Aim ▸
Give every line again exactly as it appears, please, but not the pictures.

Data excerpt ▸
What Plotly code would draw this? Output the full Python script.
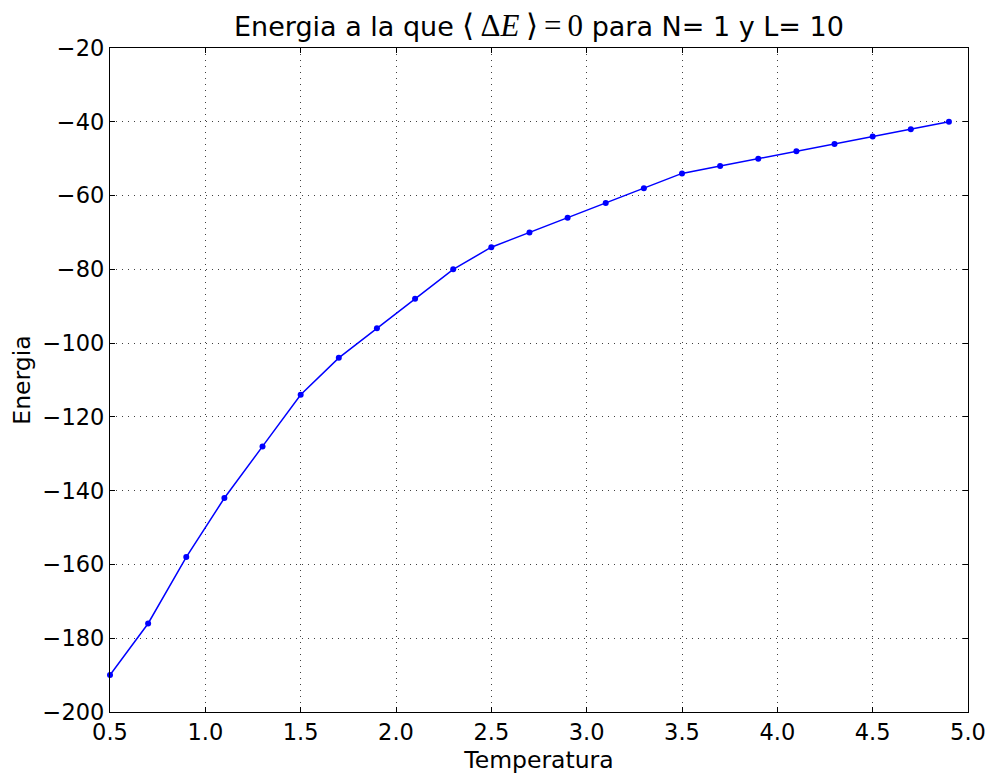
import plotly.graph_objects as go

# Temperatura y energia a la que <ΔE> = 0 (N = 1, L = 10)
temperatura = [0.5, 0.7, 0.9, 1.1, 1.3, 1.5, 1.7, 1.9, 2.1, 2.3, 2.5, 2.7,
               2.9, 3.1, 3.3, 3.5, 3.7, 3.9, 4.1, 4.3, 4.5, 4.7, 4.9]
energia = [-190, -176, -158, -142, -128, -114, -104, -96, -88, -80, -74, -70,
           -66, -62, -58, -54, -52, -50, -48, -46, -44, -42, -40]

x_ticks = [0.5, 1.0, 1.5, 2.0, 2.5, 3.0, 3.5, 4.0, 4.5, 5.0]
y_ticks = [-200, -180, -160, -140, -120, -100, -80, -60, -40, -20]

FONT = "DejaVu Sans"
MATH_FONT = "Liberation Serif"

fig = go.Figure()
fig.add_trace(go.Scatter(
    x=temperatura, y=energia, mode="lines+markers",
    line=dict(color="#0000ff", width=1.5),
    marker=dict(color="#0000ff", size=6),
    cliponaxis=False,
))

axis_common = dict(
    showline=True, linecolor="black", linewidth=1.3, mirror="ticks",
    ticks="inside", ticklen=5, tickwidth=1, tickcolor="black",
    showgrid=True, gridcolor="rgba(0,0,0,0.75)", gridwidth=1, griddash="1px,5px",
    zeroline=False, automargin=False,
    tickfont=dict(family=FONT, size=22.5, color="black"),
)

fig.update_xaxes(
    range=[0.5, 5.0], tickvals=x_ticks,
    ticktext=[f"{v:.1f}" for v in x_ticks],
    title=dict(text="Temperatura", font=dict(family=FONT, size=23.5, color="black"), standoff=7),
    **axis_common,
)
fig.update_yaxes(
    range=[-200, -20], tickvals=y_ticks,
    title=dict(text="Energia", font=dict(family=FONT, size=23.5, color="black"), standoff=5),
    **axis_common,
)

# Math part of the title set in a serif face, like a TeX expression
math_part = (f'<span style="font-family:{MATH_FONT};font-size:31px">'
             f'⟨\u2009Δ<i>E</i>\u2009⟩\u2009=\u20090</span>')
fig.add_annotation(
    text=f"Energia a la que {math_part} para N= 1 y L= 10",
    xref="paper", yref="paper", x=0.5, y=1, xanchor="center", yanchor="bottom",
    yshift=3, showarrow=False, font=dict(family=FONT, size=27, color="black"),
)

fig.update_layout(
    width=991, height=776,
    margin=dict(l=110, r=23, t=48, b=64),
    paper_bgcolor="white", plot_bgcolor="white",
    showlegend=False,
)

fig.write_html("out.html")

Result of this exercise ▸
What Plotly code would draw this? Output the full Python script.
import plotly.graph_objects as go

# Temperatura y energia a la que <ΔE> = 0 (N = 1, L = 10)
temperatura = [0.5, 0.7, 0.9, 1.1, 1.3, 1.5, 1.7, 1.9, 2.1, 2.3, 2.5, 2.7,
               2.9, 3.1, 3.3, 3.5, 3.7, 3.9, 4.1, 4.3, 4.5, 4.7, 4.9]
energia = [-190, -176, -158, -142, -128, -114, -104, -96, -88, -80, -74, -70,
           -66, -62, -58, -54, -52, -50, -48, -46, -44, -42, -40]

x_ticks = [0.5, 1.0, 1.5, 2.0, 2.5, 3.0, 3.5, 4.0, 4.5, 5.0]
y_ticks = [-200, -180, -160, -140, -120, -100, -80, -60, -40, -20]

FONT = "DejaVu Sans"
MATH_FONT = "Liberation Serif"

fig = go.Figure()
fig.add_trace(go.Scatter(
    x=temperatura, y=energia, mode="lines+markers",
    line=dict(color="#0000ff", width=1.5),
    marker=dict(color="#0000ff", size=6),
    cliponaxis=False,
))

axis_common = dict(
    showline=True, linecolor="black", linewidth=1.3, mirror="ticks",
    ticks="inside", ticklen=5, tickwidth=1, tickcolor="black",
    showgrid=True, gridcolor="rgba(0,0,0,0.75)", gridwidth=1, griddash="1px,5px",
    zeroline=False, automargin=False,
    tickfont=dict(family=FONT, size=22.5, color="black"),
)

fig.update_xaxes(
    range=[0.5, 5.0], tickvals=x_ticks,
    ticktext=[f"{v:.1f}" for v in x_ticks],
    title=dict(text="Temperatura", font=dict(family=FONT, size=23.5, color="black"), standoff=7),
    **axis_common,
)
fig.update_yaxes(
    range=[-200, -20], tickvals=y_ticks,
    title=dict(text="Energia", font=dict(family=FONT, size=23.5, color="black"), standoff=5),
    **axis_common,
)

# Math part of the title set in a serif face, like a TeX expression
math_part = (f'<span style="font-family:{MATH_FONT};font-size:31px">'
             f'⟨\u2009Δ<i>E</i>\u2009⟩\u2009=\u20090</span>')
fig.add_annotation(
    text=f"Energia a la que {math_part} para N= 1 y L= 10",
    xref="paper", yref="paper", x=0.5, y=1, xanchor="center", yanchor="bottom",
    yshift=3, showarrow=False, font=dict(family=FONT, size=27, color="black"),
)

fig.update_layout(
    width=991, height=776,
    margin=dict(l=110, r=23, t=48, b=64),
    paper_bgcolor="white", plot_bgcolor="white",
    showlegend=False,
)

fig.write_html("out.html")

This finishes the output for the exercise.